Again, the point is simple: despite some of the strongest ‘on the books’ protections of free expression, a large body of scholarship shows that America ranks below a large portion of Europe in terms of how free you actually are. That’s because just being on the books isn’t sufficient to actually offer any protection. There are lots of laws on the books that don’t form effective legislation: without enforcement, words are just words. The DPRK calling itself democratic doesn’t mean it is!

Because the constitution explicitly allowed them to do that, the constitution was specifically stated as the ideas of Kim Il Sung-Kim and the state was give the power to “perfect” those ideas

What are the rules for amending the constitution in the North Korean constitution? Did they follow those rules when they created the document that superceded it?*

In the US, if you wanted to pass a Ten MAGA Principles that superceded the constitution, you’d need to go through the amendment process which is an incredibly high bar to clear. What is the bar for North Korea? Even if a given assembly needs to pass the amendment with a two thirds vote, is that assembly as independent from the President as the House and Senate are?

*The answer is that a NK amendment requires 2/3rds of the Supreme People’s Assembly to vote (compared to 2/3rds of both the House and Senate or 2/3rds of the states) and the SPA from its inception was a rubber stamp rather than a coequal branch of government with checks and balances on the executive. So yes, they followed the rules when they superceded the constitution, because their intentionally shitty constitution made it very easy for them to do so!

Right. The North Korean Ten Principles superceding the Constitution aren’t a failure of the system; they are the system working as designed. On paper and in fact.

This is silly. You’re saying that they can overrule the protections within the constitution because of the ten principles, which they however could only put into place because the constitution allowed them to do so. That’s just circular—if the constitution already allows them to do what they want, they don’t need the ten principles.

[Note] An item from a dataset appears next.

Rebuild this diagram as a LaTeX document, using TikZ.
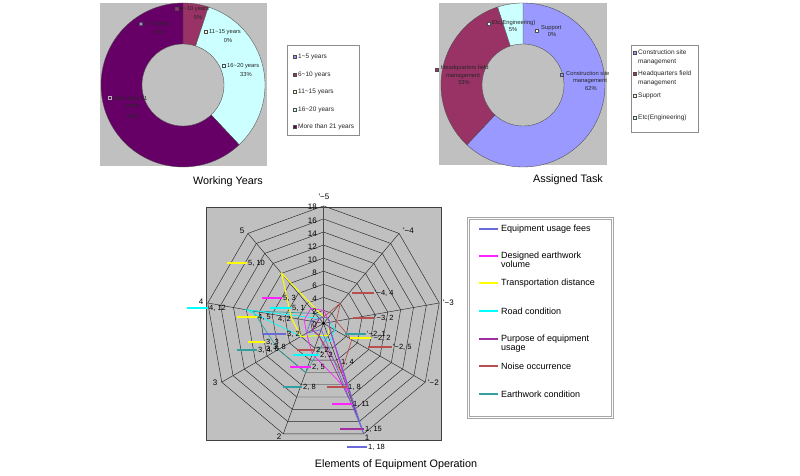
\documentclass[tikz,border=0pt]{standalone}
\usepackage{fontspec}
\setmainfont{Liberation Sans}
\definecolor{bgg}{HTML}{C0C0C0}
\definecolor{lav}{HTML}{9999FF}
\definecolor{maroon}{HTML}{993366}
\definecolor{lyel}{HTML}{FFFFCC}
\definecolor{lcyan}{HTML}{CCFFFF}
\definecolor{dpurp}{HTML}{660066}
\definecolor{sfee}{HTML}{6A6AD8}
\definecolor{svol}{HTML}{FF22FF}
\definecolor{strans}{HTML}{FFFF00}
\definecolor{sroad}{HTML}{00FFFF}
\definecolor{spurp}{HTML}{A030A0}
\definecolor{snoise}{HTML}{B85050}
\definecolor{searth}{HTML}{33A0A0}
\newcommand\radarseries[2]{%
  \foreach \v [count=\i from 0] in {#2} {\coordinate (p\i) at ({323.5+\v*6.528*cos(90-40*\i)},{323.4-\v*6.528*sin(90-40*\i)});}
  \draw[serln,#1] (p0)--(p1)--(p2)--(p3)--(p4)--(p5)--(p6)--(p7)--(p8)--cycle;}
\newcommand\rlab[5]{%
  \draw[#1, line width=1.3pt] (#2,#4) -- ({#3-1.5},#4);
  \node[rl] (rl-#3-#4) at (#3,#4) {#5};}
\newcommand\rlabn[3]{\node[rl] (rn-#1-#2) at (#1,#2) {#3};}
\begin{document}
\begin{tikzpicture}[x=1pt,y=-1pt,
  mk/.style={draw=black!70, line width=0.3pt, inner sep=0pt, minimum size=3.2pt, rectangle},
  dl/.style={font=\fontsize{5.8}{6.6}\selectfont, text=black!85, inner sep=0pt},
  lg/.style={font=\fontsize{6.5}{9}\selectfont, text=black!85, inner sep=0pt, anchor=west, align=left},
  rl/.style={font=\fontsize{7.5}{8}\selectfont, text=black, inner sep=0pt, anchor=west},
  tk/.style={font=\fontsize{8}{8}\selectfont, inner sep=0pt, anchor=east},
  ax/.style={font=\fontsize{8}{8}\selectfont, inner sep=0pt},
  captxt/.style={font=\fontsize{10.8}{12}\selectfont, inner sep=0pt},
  l3/.style={font=\fontsize{9}{9.5}\selectfont, inner sep=0pt, anchor=west, align=left},
  wedge/.style={draw=black!70, line width=0.35pt},
  gridln/.style={draw=black!85, line width=0.45pt},
  serln/.style={line width=0.7pt},
  keyln/.style={line width=1.3pt},
]
\useasboundingbox (0,0) rectangle (800,476);

% ---------------- Working Years donut ----------------
\fill[bgg] (100,3) rectangle (267,166);
\coordinate (c1) at (183,85);
\filldraw[wedge, fill=maroon] (c1) -- ++(-90:82) arc[start angle=-90, end angle=-72, radius=82] -- cycle;
\filldraw[wedge, fill=lcyan] (c1) -- ++(-72:82) arc[start angle=-72, end angle=46.8, radius=82] -- cycle;
\filldraw[wedge, fill=dpurp] (c1) -- ++(46.8:82) arc[start angle=46.8, end angle=270, radius=82] -- cycle;
\filldraw[wedge, fill=bgg] (c1) circle[radius=41];

\node[mk, fill=maroon] (m1a) at (177,9) {};
\node[dl, anchor=west] (t1a) at (180,9) {6\textasciitilde10 years};
\node[dl] (p1a) at (198,18) {5\%};
\node[mk, fill=lav] (m1b) at (141,24) {};
\node[dl, anchor=west] (t1b) at (144,24) {1\textasciitilde5 years};
\node[dl] (p1b) at (159,33) {0\%};
\node[mk, fill=lyel] (m1c) at (206,32) {};
\node[dl, anchor=west] (t1c) at (209,32) {11\textasciitilde15 years};
\node[dl] (p1c) at (228,41) {0\%};
\node[mk, fill=lcyan] (m1d) at (224,66) {};
\node[dl, anchor=west] (t1d) at (227,66) {16\textasciitilde20 years};
\node[dl] (p1d) at (246,75) {33\%};
\node[mk, fill=dpurp, draw=black!30] (m1e) at (110,98) {};
\node[dl, anchor=west] (t1e) at (113,98) {More than 21};
\node[dl] (y1e) at (133,107) {years};
\node[dl] (p1e) at (133,117) {62\%};

\draw[draw=black!45, line width=0.4pt, fill=white] (287,45) rectangle (359,135);
\foreach \yy/\cc/\lt [count=\k] in {57/lav/1\textasciitilde5 years, 75/maroon/6\textasciitilde10 years, 92/lyel/11\textasciitilde15 years, 110/lcyan/16\textasciitilde20 years, 127/dpurp/More than 21 years}{
  \node[mk, fill=\cc] (lm1-\k) at (295,\yy) {};
  \node[lg] (lt1-\k) at (298,\yy) {\lt};
}
\node[captxt] (cap1) at (228,182) {Working Years};

% ---------------- Assigned Task donut ----------------
\fill[bgg] (439,3) rectangle (607,165);
\coordinate (c2) at (523,85);
\filldraw[wedge, fill=lav] (c2) -- ++(-90:82) arc[start angle=-90, end angle=133.2, radius=82] -- cycle;
\filldraw[wedge, fill=maroon] (c2) -- ++(133.2:82) arc[start angle=133.2, end angle=252, radius=82] -- cycle;
\filldraw[wedge, fill=lcyan] (c2) -- ++(252:82) arc[start angle=252, end angle=270, radius=82] -- cycle;
\filldraw[wedge, fill=bgg] (c2) circle[radius=41];

\node[mk, fill=lcyan] (m2a) at (489,24) {};
\node[dl, anchor=west] (t2a) at (492,23) {Etc(Engineering)};
\node[dl] (p2a) at (513,30) {5\%};
\node[mk, fill=lyel] (m2b) at (537,31) {};
\node[dl, anchor=west] (t2b) at (541,28) {Support};
\node[dl] (p2b) at (552,35) {0\%};
\node[mk, fill=maroon] (m2c) at (437,70) {};
\node[dl, anchor=west] (t2c) at (441,68) {Headquarters field};
\node[dl] (n2c) at (463,76) {management};
\node[dl] (p2c) at (464,83) {33\%};
\node[mk, fill=lav] (m2d) at (562,75) {};
\node[dl, anchor=west] (t2d) at (566,73) {Construction site};
\node[dl] (n2d) at (590,81) {management};
\node[dl] (p2d) at (591,89) {62\%};

\draw[draw=black!45, line width=0.4pt, fill=white] (631,45) rectangle (698,132);
\node[mk, fill=lav] (lm2-1) at (635,53) {};
\node[lg, anchor=north west] (lt2-1) at (638,49.5) {Construction site\\management};
\node[mk, fill=maroon] (lm2-2) at (635,74) {};
\node[lg, anchor=north west] (lt2-2) at (638,70.5) {Headquarters field\\management};
\node[mk, fill=lyel] (lm2-3) at (635,96) {};
\node[lg] (lt2-3) at (638,96) {Support};
\node[mk, fill=lcyan] (lm2-4) at (635,118) {};
\node[lg] (lt2-4) at (638,118) {Etc(Engineering)};
\node[captxt] (cap2) at (568,180) {Assigned Task};

% ---------------- Radar ----------------
\filldraw[fill=bgg, draw=black!75, line width=0.5pt] (206,207) rectangle (441,440);
\coordinate (rc) at (323.5,323.4);
\foreach \v in {2,4,...,18}
  \draw[gridln] (323.5,{323.4-\v*6.528}) \foreach \i in {1,...,8} { -- ({323.5+\v*6.528*cos(90-40*\i)},{323.4-\v*6.528*sin(90-40*\i)}) } -- cycle;
\foreach \i in {1,...,8}
  \draw[gridln] (rc) -- ({323.5+117.5*cos(90-40*\i)},{323.4-117.5*sin(90-40*\i)});
\draw[black!70, line width=1.1pt] (rc) -- (323.5,205.9);

% data series: '-5,'-4,'-3,'-2,1,2,3,4,5
\radarseries{searth}{1,1,1,1,2,8,8,11,2}
\radarseries{sroad}{1,1,1,2,3,2,4,12,1}
\radarseries{strans, line width=1pt}{1,1,1,1,2,2,4,5,10}
\radarseries{snoise}{1,4,2,5,8,2,2,1,1}
\radarseries{svol}{2,1,1,1,11,5,3,3,3}
\radarseries{spurp}{1,1,1,1,15,2,2,1,1}
\radarseries{sfee}{1,1,1,1,18,1,3,2,1}
\fill[black] (rc) circle[radius=1.6];

% tick labels
\foreach \v in {0,2,...,18}
  \node[tk] (tk\v) at (317,{323.4-\v*6.528+1.3}) {\v};

% axis labels
\node[ax] (a0) at (324,197) {\textquotesingle−5};
\node[ax, anchor=west] (a1) at (403,231) {\textquotesingle−4};
\node[ax, anchor=west] (a2) at (443,303) {\textquotesingle−3};
\node[ax, anchor=west] (a3) at (428,383) {\textquotesingle−2};
\node[ax] (a4) at (367,438) {1};
\node[ax] (a5) at (279,437) {2};
\node[ax] (a6) at (215,383) {3};
\node[ax] (a7) at (201,302) {4};
\node[ax] (a8) at (242,231) {5};

% data labels
\rlab{strans}{227}{248}{263}{5, 10}
\rlab{svol}{262}{283}{298}{5, 3}
\rlab{sroad}{270}{292}{308}{5, 1}
\rlab{sroad}{187}{209}{308}{4, 12}
\rlab{strans}{237}{258}{317}{4, 5}
\rlabn{278}{319}{4, 2}
\rlab{sfee}{262}{287}{334}{3, 2}
\rlab{strans}{248}{266}{342}{3, 3}
\rlab{searth}{237}{258}{350}{3, 4}
\rlabn{266}{349}{3, 6}
\rlabn{273}{347}{3, 8}
\rlab{snoise}{352}{375}{293}{\textquotesingle−4, 4}
\rlab{snoise}{353}{375}{318}{\textquotesingle−3, 2}
\rlab{searth}{345}{367}{334}{\textquotesingle−2, 1}
\rlab{strans}{350}{372}{338}{\textquotesingle−2, 2}
\rlab{snoise}{368}{393}{347}{\textquotesingle−2, 5}
\rlabn{341}{362}{1, 4}
\rlab{snoise}{297}{316}{350}{2, 2}
\rlab{sroad}{293}{320}{355}{2, 2}
\rlab{svol}{290}{312}{367}{2, 5}
\rlab{searth}{283}{303}{387}{2, 8}
\rlab{snoise}{327}{348}{387}{1, 8}
\rlab{svol}{332}{353}{404}{1, 11}
\rlab{spurp}{340}{365}{429}{1, 15}
\rlab{sfee}{347}{368}{447}{1, 18}

% legend
\draw[gray!70, double=white, double distance=1pt, line width=1pt] (468,218) rectangle (612,417);
\foreach \yy/\cc/\lt [count=\k] in {229/sfee/Equipment usage fees, 283/strans/Transportation distance, 311/sroad/Road condition, 366/snoise/Noise occurrence, 394/searth/Earthwork condition}{
  \draw[keyln, \cc] (479,\yy) -- (498,\yy);
  \node[l3] (l3t-\k) at (501,\yy) {\lt};
}
\draw[keyln, svol] (479,256) -- (498,256);
\node[l3, anchor=north west] (l3t-6) at (501,251.5) {Designed earthwork\\volume};
\draw[keyln, spurp] (479,339) -- (498,339);
\node[l3, anchor=north west] (l3t-7) at (501,334.5) {Purpose of equipment\\usage};

\node[captxt] (cap3) at (396,465) {Elements of Equipment Operation};
\end{tikzpicture}
\end{document}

I don’t know, and it’s obviously beside the point. I reacted to the silly claim that just because something is written in the constitution, it is thereby automatically protected by showing an example where something’s written in the constitution and is very obviously not protected. It’s not what’s written, it’s what happens that matters.

Besides, to indulge this obfuscatory tangent a little longer, Trump is already claiming that under the unitary executive theory, he can do what he wants, and that his will effectively supersedes what’s written in the constitution, e.g. the birthright citizenship. Will this in the end be successful? Well, I don’t know, that’s for the supreme court to decide: but that’s exactly the point—if they decide to go along with it, then that’s what will happen, no matter what’s actually written in the constitution.